Because opportunities to attend services may be limited for several weeks, the newspaper has invited local clergy to submit sermons for publication here.

Pastor, Alexanderwohl Mennonite Church

If it weren’t for the pandemic, it wouldn’t seem significant for us to be gathered in the same place.

The disciples of Jesus were “all together in one place” on the day of Pentecost, before the Spirit showed up like the blowing of a violent wind and like tongues of fire.

We remember that event as the birth of the church, the regrouping of Jerusalem pilgrims from “every nation under heaven.”

What will this moment mean for our church now? If it feels like the pandemic has shut us down, surely the Spirit is working to regroup us and birth something new.

On that first Pentecost, the vivid imagery reminds us of other special revelations of God, like when Moses went up to meet God as the Lord descended like fire.

In the Acts account, Luke makes it clear that the Spirit was like a wind and seemed to be tongues of fire because you can never pin the Spirit down.

In biblical languages, spirit, wind, and breath are all the same word. Jesus said it’s like a wind that you don’t know where it comes from or where it’s going.

Notice the outside breeze and imagine it’s the wind of God.

Pentecost was a harvest festival. Farmers here are thinking about wheat harvest. For the Israelites, Pentecost came seven weeks into the harvest season.

It was like their Threshing Days — a harvest festival drawing people from all kinds of locales. At our Threshing Days, people come from out of state. Many of them have connections to Goessel even if they don’t live here.

That seems a decent comparison with the scene in Acts 2. We’d have to imagine that the native language in every region or state was different rather than everyone speaking English.

By reading Leviticus about Pentecost, I learned something new!

You see, “Pentecost” simply means “fiftieth,” referring to counting off 50 days or 7 weeks. Counting off from what?

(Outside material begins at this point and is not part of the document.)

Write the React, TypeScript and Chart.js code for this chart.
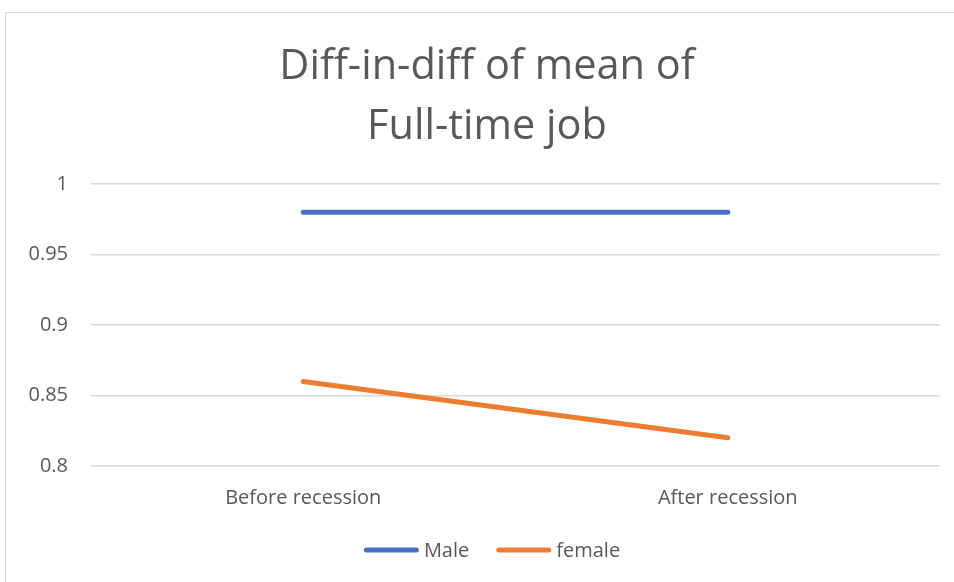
import React, { useEffect, useRef } from "react";
import { Chart, registerables } from "chart.js";

Chart.register(...registerables);

const titleLines = ["Diff-in-diff of mean of", "Full-time job"];
const categories = ["Before recession", "After recession"];
const maleValues = [0.98, 0.98];
const femaleValues = [0.86, 0.82];
const yTickValues = [0.8, 0.85, 0.9, 0.95, 1];
const seriesNames = ["Male", "female"];

const FONT = "'Open Sans', 'Noto Sans', sans-serif";
const TEXT = "#595959";
const GRID = "#d9d9d9";
const BLUE = "#4472C4";
const ORANGE = "#ED7D31";

const headerLegendPlugin = {
  id: "headerLegend",
  afterDraw(chart: any) {
    const ctx = chart.ctx as CanvasRenderingContext2D;
    ctx.save();
    // Title
    ctx.fillStyle = TEXT;
    ctx.textAlign = "center";
    ctx.textBaseline = "alphabetic";
    ctx.font = `41.5px ${FONT}`;
    const titleX = 487;
    titleLines.forEach((line, i) => {
      ctx.fillText(line, titleX, 79 + i * 60);
    });
    // Legend
    ctx.font = `20px ${FONT}`;
    const lineLen = 55;
    const gap = 5;
    const itemSpace = 27;
    const items = chart.data.datasets.map((d: any) => ({
      text: d.label as string,
      color: d.borderColor as string,
      w: ctx.measureText(d.label).width,
    }));
    const total =
      items.reduce((s: number, it: any) => s + lineLen + gap + it.w, 0) +
      itemSpace * (items.length - 1);
    let x = 492 - total / 2;
    const ly = 550;
    ctx.textAlign = "left";
    items.forEach((it: any) => {
      ctx.beginPath();
      ctx.strokeStyle = it.color;
      ctx.lineWidth = 5;
      ctx.lineCap = "round";
      ctx.moveTo(x + 2.5, ly);
      ctx.lineTo(x + lineLen - 2.5, ly);
      ctx.stroke();
      ctx.fillStyle = TEXT;
      ctx.fillText(it.text, x + lineLen + gap, ly + 7);
      x += lineLen + gap + it.w + itemSpace;
    });
    ctx.restore();
  },
};

export default function App() {
  const ref = useRef<HTMLCanvasElement | null>(null);

  useEffect(() => {
    if (!ref.current) return;
    const chart = new Chart(ref.current, {
      type: "line",
      data: {
        labels: categories,
        datasets: [
          {
            label: seriesNames[0],
            data: maleValues,
            borderColor: BLUE,
            backgroundColor: BLUE,
            borderWidth: 5,
            borderCapStyle: "round",
            pointRadius: 0,
            pointHoverRadius: 0,
          },
          {
            label: seriesNames[1],
            data: femaleValues,
            borderColor: ORANGE,
            backgroundColor: ORANGE,
            borderWidth: 5,
            borderCapStyle: "round",
            pointRadius: 0,
            pointHoverRadius: 0,
          },
        ],
      },
      options: {
        animation: false,
        responsive: false,
        maintainAspectRatio: false,
        layout: { padding: { left: 0, right: 14, top: 184, bottom: 52 } },
        scales: {
          x: {
            offset: true,
            grid: { display: false, drawTicks: false },
            border: { display: false },
            ticks: { color: TEXT, font: { family: FONT, size: 20 }, padding: 20 },
            afterFit: (s: any) => {
              s.height = 64;
            },
          },
          y: {
            min: yTickValues[0],
            max: yTickValues[yTickValues.length - 1],
            afterBuildTicks: (s: any) => {
              s.ticks = yTickValues.map((v) => ({ value: v }));
            },
            grid: { color: GRID, lineWidth: 1.5, drawTicks: false },
            border: { display: false },
            ticks: {
              color: TEXT,
              font: { family: FONT, size: 20 },
              padding: 23,
              callback: (v: any) => String(Number(v)),
            },
            afterFit: (s: any) => {
              s.width = 91;
            },
          },
        },
        plugins: {
          title: { display: false },
          legend: { display: false },
          tooltip: { enabled: false },
        },
      },
      plugins: [headerLegendPlugin],
    });
    return () => chart.destroy();
  }, []);

  return (
    <div
      style={{
        position: "absolute",
        left: 0,
        top: 0,
        width: 954,
        height: 582,
        overflow: "hidden",
        background: "#fff",
      }}
    >
      <div
        style={{
          position: "absolute",
          left: 5,
          top: 12,
          width: 1000,
          height: 700,
          border: "1px solid #d9d9d9",
        }}
      />
      <canvas
        ref={ref}
        width={954}
        height={582}
        style={{ position: "absolute", left: 0, top: 0, width: 954, height: 582 }}
      />
    </div>
  );
}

Right after Passover they had their first fruit grain offering as they began the first harvest.

So when the apostle Paul writes that “Christ has indeed been raised from the dead, the first fruits of those who have fallen asleep” (1 Corinthians 15:20), I never realized that Easter Sunday was when some Jews would have been celebrating with their first fruits offering. That’s part of the meaning of Christ’s resurrection.

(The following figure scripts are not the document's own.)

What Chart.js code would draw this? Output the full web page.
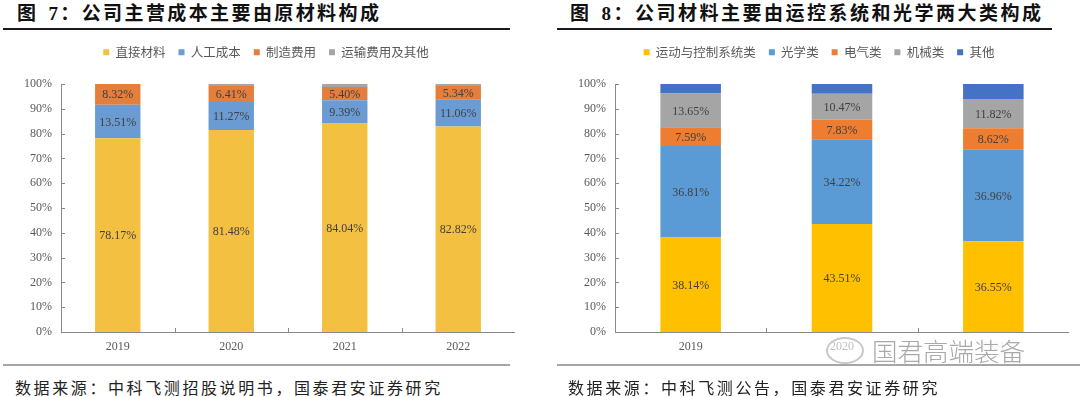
<!DOCTYPE html>
<html>
<head>
<meta charset="utf-8">
<script src="https://cdn.jsdelivr.net/npm/chart.js@4.4.1/dist/chart.umd.min.js"></script>
<style>
    html, body { margin: 0; padding: 0; background: #fff; }
    body { width: 1080px; height: 397px; position: relative; overflow: hidden; font-family: "Liberation Serif", "Noto Sans CJK SC", serif; }
    .title { position: absolute; top: 3px; font-family: "Liberation Serif", "Noto Sans CJK SC", serif; font-weight: 700; font-size: 19px; line-height: 21px; color: #111; white-space: nowrap; }
    .title .num { margin-left: 10px; }
    .rule { position: absolute; height: 2px; background: #1a1a1a; top: 28px; }
    .foot-rule { position: absolute; height: 1.5px; background: #a6a6a6; top: 364px; }
    .source { position: absolute; top: 377px; font-family: "Noto Sans CJK SC", sans-serif; font-size: 16px; line-height: 20px; letter-spacing: 2.6px; color: #222; white-space: nowrap; }
    .panel { position: absolute; }
    .watermark { position: absolute; left: 826px; top: 334px; height: 32px; display: flex; align-items: center; }
    .watermark .icon { width: 38px; height: 27px; border: 2px solid #c8c8c8; border-radius: 50%; margin-right: 8px; box-sizing: border-box; background: rgba(255, 255, 255, 0.6); }
    .watermark span { font-family: "Noto Sans CJK SC", sans-serif; font-weight: 300; font-size: 25.5px; color: #a9a9a9; line-height: 30px; background: rgba(255, 255, 255, 0.9); padding-right: 4px; }
</style>
</head>
<body>
<div class="title" style="left:17px; letter-spacing:2.4px">图<span class="num">7：</span>公司主营成本主要由原材料构成</div>
<div class="rule" style="left:3px; width:507px"></div>
<div class="title" style="left:570px; letter-spacing:2.5px">图<span class="num">8：</span>公司材料主要由运控系统和光学两大类构成</div>
<div class="rule" style="left:557px; width:495px"></div>

<div class="panel" style="left:17px; top:33px; width:498px; height:325px"><canvas id="costChart"></canvas></div>
<div class="panel" style="left:569px; top:33px; width:500px; height:325px"><canvas id="materialChart"></canvas></div>

<div class="watermark"><div class="icon"></div><span>国君高端装备</span></div>

<div class="foot-rule" style="left:3px; width:507px"></div>
<div class="foot-rule" style="left:557px; width:523px"></div>
<div class="source" style="left:15px">数据来源：中科飞测招股说明书，国泰君安证券研究</div>
<div class="source" style="left:568px">数据来源：中科飞测公告，国泰君安证券研究</div>

<script>
// 图7 主营成本构成 (%)
const costYears = ["2019", "2020", "2021", "2022"];
const directMaterial = [78.17, 81.48, 84.04, 82.82];
const laborCost = [13.51, 11.27, 9.39, 11.06];
const manufacturingCost = [8.32, 6.41, 5.40, 5.34];
const freightOther = [0, 0.84, 1.17, 0.78];

// 图8 材料构成 (%)
const materialYears = ["2019", "2020", "2021"];
const motionControl = [38.14, 43.51, 36.55];
const optics = [36.81, 34.22, 36.96];
const electrical = [7.59, 7.83, 8.62];
const mechanical = [13.65, 10.47, 11.82];
const otherMaterial = [3.81, 3.97, 6.05];

const percentTicks = [0, 10, 20, 30, 40, 50, 60, 70, 80, 90, 100];

const AXIS_COLOR = "#8a8a8a";
const TEXT_GREY = "#595959";
const SERIF = "'Liberation Serif', 'Noto Sans CJK SC', serif";

// numbers centred inside each stacked segment
const segmentLabels = {
    id: "segmentLabels",
    afterDatasetsDraw(chart, args, opts) {
        const ctx = chart.ctx;
        ctx.save();
        ctx.font = `12px ${SERIF}`;
        ctx.fillStyle = "#404040";
        ctx.textAlign = "center";
        ctx.textBaseline = "middle";
        chart.data.datasets.forEach((ds, i) => {
            if (!opts.datasets.includes(i)) return;
            chart.getDatasetMeta(i).data.forEach((bar, j) => {
                const value = ds.data[j];
                if (!value) return;
                const { x, y, base } = bar.getProps(["x", "y", "base"], true);
                ctx.fillText(value.toFixed(2) + "%", x, (y + base) / 2 + 1);
            });
        });
        ctx.restore();
    },
};

// small tick marks pointing into the plot, like the Excel original
const innerTicks = {
    id: "innerTicks",
    afterDraw(chart) {
        const { ctx, chartArea: area, scales: { x, y } } = chart;
        ctx.save();
        ctx.strokeStyle = AXIS_COLOR;
        ctx.lineWidth = 1;
        ctx.beginPath();
        y.ticks.forEach((tick, i) => {
            const py = Math.round(y.getPixelForTick(i)) + 0.5;
            ctx.moveTo(area.left, py);
            ctx.lineTo(area.left + 4, py);
        });
        for (let i = 1; i <= x.ticks.length; i++) {
            const px = Math.round(x.getPixelForValue(i - 0.5)) + 0.5;
            ctx.moveTo(px, area.bottom);
            ctx.lineTo(px, area.bottom - 4);
        }
        ctx.stroke();
        ctx.restore();
    },
};

// extra room between legend and plot
const legendGap = {
    id: "legendGap",
    beforeInit(chart, args, opts) {
        const fit = chart.legend.fit;
        chart.legend.fit = function () {
            fit.call(this);
            this.height += opts.extra;
        };
    },
};

function buildStackedChart(canvasId, labels, series, labelled, yWidth) {
    return new Chart(document.getElementById(canvasId), {
        type: "bar",
        data: {
            labels,
            datasets: series.map((s) => ({
                label: s.label,
                data: s.data,
                backgroundColor: s.color,
                borderWidth: 0,
                categoryPercentage: 1,
                barPercentage: 0.4,
            })),
        },
        options: {
            responsive: true,
            maintainAspectRatio: false,
            animation: false,
            layout: { padding: 0 },
            scales: {
                x: {
                    stacked: true,
                    grid: { display: false, drawTicks: false },
                    border: { display: true, color: AXIS_COLOR, width: 1 },
                    ticks: { color: TEXT_GREY, font: { family: SERIF, size: 12 }, padding: 8 },
                    afterFit: (scale) => { scale.height = 26; },
                },
                y: {
                    stacked: true,
                    min: 0,
                    max: 100,
                    afterBuildTicks: (scale) => { scale.ticks = percentTicks.map((v) => ({ value: v })); },
                    grid: { display: false, drawTicks: false },
                    border: { display: true, color: AXIS_COLOR, width: 1 },
                    ticks: {
                        color: TEXT_GREY,
                        font: { family: SERIF, size: 12 },
                        padding: 9,
                        callback: (value) => value + "%",
                    },
                    afterFit: (scale) => { scale.width = yWidth; },
                },
            },
            plugins: {
                legend: {
                    position: "top",
                    labels: {
                        boxWidth: 6,
                        boxHeight: 6,
                        padding: 13,
                        color: TEXT_GREY,
                        font: { family: "'Noto Sans CJK SC', sans-serif", size: 12.5 },
                    },
                },
                legendGap: { extra: 15.5 },
                segmentLabels: { datasets: labelled },
                tooltip: { enabled: false },
            },
        },
        plugins: [segmentLabels, innerTicks, legendGap],
    });
}

buildStackedChart("costChart", costYears, [
    { label: "直接材料", data: directMaterial, color: "#F4C042" },
    { label: "人工成本", data: laborCost, color: "#6A9BD3" },
    { label: "制造费用", data: manufacturingCost, color: "#E47E3C" },
    { label: "运输费用及其他", data: freightOther, color: "#A5A5A5" },
], [0, 1, 2], 44);

buildStackedChart("materialChart", materialYears, [
    { label: "运动与控制系统类", data: motionControl, color: "#FFC000" },
    { label: "光学类", data: optics, color: "#5B9BD5" },
    { label: "电气类", data: electrical, color: "#ED7D31" },
    { label: "机械类", data: mechanical, color: "#A5A5A5" },
    { label: "其他", data: otherMaterial, color: "#4472C4" },
], [0, 1, 2, 3], 46);
</script>
</body>
</html>
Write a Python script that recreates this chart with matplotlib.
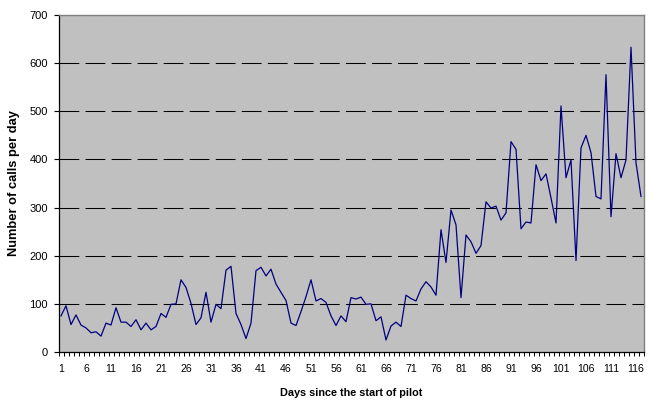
import matplotlib
matplotlib.use("Agg")
import matplotlib.pyplot as plt
import numpy as np

days = list(range(1, 118))
calls = [75, 96, 57, 77, 56, 50, 40, 42, 33, 60,
         56, 92, 62, 62, 53, 67, 46, 60, 46, 53,
         80, 72, 99, 100, 150, 134, 101, 57, 71, 124,
         62, 99, 90, 170, 178, 80, 57, 28, 60, 169,
         176, 158, 172, 141, 124, 107, 60, 55, 84, 115,
         150, 106, 111, 103, 75, 55, 75, 63, 113, 110,
         114, 99, 100, 65, 73, 25, 54, 62, 53, 118,
         111, 106, 131, 146, 135, 118, 254, 186, 295, 264,
         113, 243, 229, 205, 221, 312, 299, 303, 274, 289,
         437, 421, 256, 270, 268, 389, 356, 370, 320, 268,
         511, 362, 399, 190, 424, 450, 414, 323, 318, 576,
         281, 412, 362, 399, 633, 393, 323]
xtick_labels = list(range(1, 117, 5))
yticks = list(range(0, 701, 100))

plt.rcParams['font.family'] = ['Liberation Sans', 'DejaVu Sans']

fig = plt.figure(figsize=(6.52, 4.0), dpi=100)
ax = fig.add_axes([58.5/652, 1-352/400, (643.5-58.5)/652, (352-15)/400])
ax.set_facecolor('#C0C0C0')

lw = 0.75
for y in yticks[1:]:
    ax.axhline(y, color='black', lw=lw, linestyle=(0, (19, 6)), zorder=1)

ax.plot(days, calls, color='#000080', lw=0.9, zorder=3)

ax.set_xlim(0.5, len(days) + 0.5)
ax.set_ylim(0, 700)
ax.set_yticks(yticks)
ax.set_yticklabels([str(v) for v in yticks], fontsize=8)
ax.set_xticks(xtick_labels)
ax.set_xticklabels([str(v) for v in xtick_labels], fontsize=7.6)
ax.tick_params(axis='x', which='major', length=0, pad=8.5)
ax.set_xticks(np.arange(0.5, len(days) + 1, 1.0), minor=True)
ax.tick_params(axis='x', which='minor', length=3, width=0.7, direction='out')
ax.tick_params(axis='y', which='major', length=3.5, width=0.8, direction='out', pad=4)

for s in ['left', 'bottom']:
    ax.spines[s].set_color('black')
    ax.spines[s].set_linewidth(0.9)
for s in ['top', 'right']:
    ax.spines[s].set_color('#808080')
    ax.spines[s].set_linewidth(1.0)

ax.set_xlabel('Days since the start of pilot', fontsize=7.8, fontweight='bold', labelpad=10)
ax.set_ylabel('Number of calls per day', fontsize=9.3, fontweight='bold', labelpad=7)

fig.savefig('out.png', dpi=100, facecolor='white')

That makes Pentecost a second harvest. In Romans 8:23, Paul says, “we ourselves, who have the first fruits of the Spirit, groan inwardly while we wait for adoption, the redemption of our bodies.”

You see, we’re all longing for something. And it’s more than resurrection in the ultimate sense; it’s something we can live into now as a church.

We have come together in one physical place, even if more than six feet apart and in separate vehicles. It still will be some time before we resume worship services as we once knew them.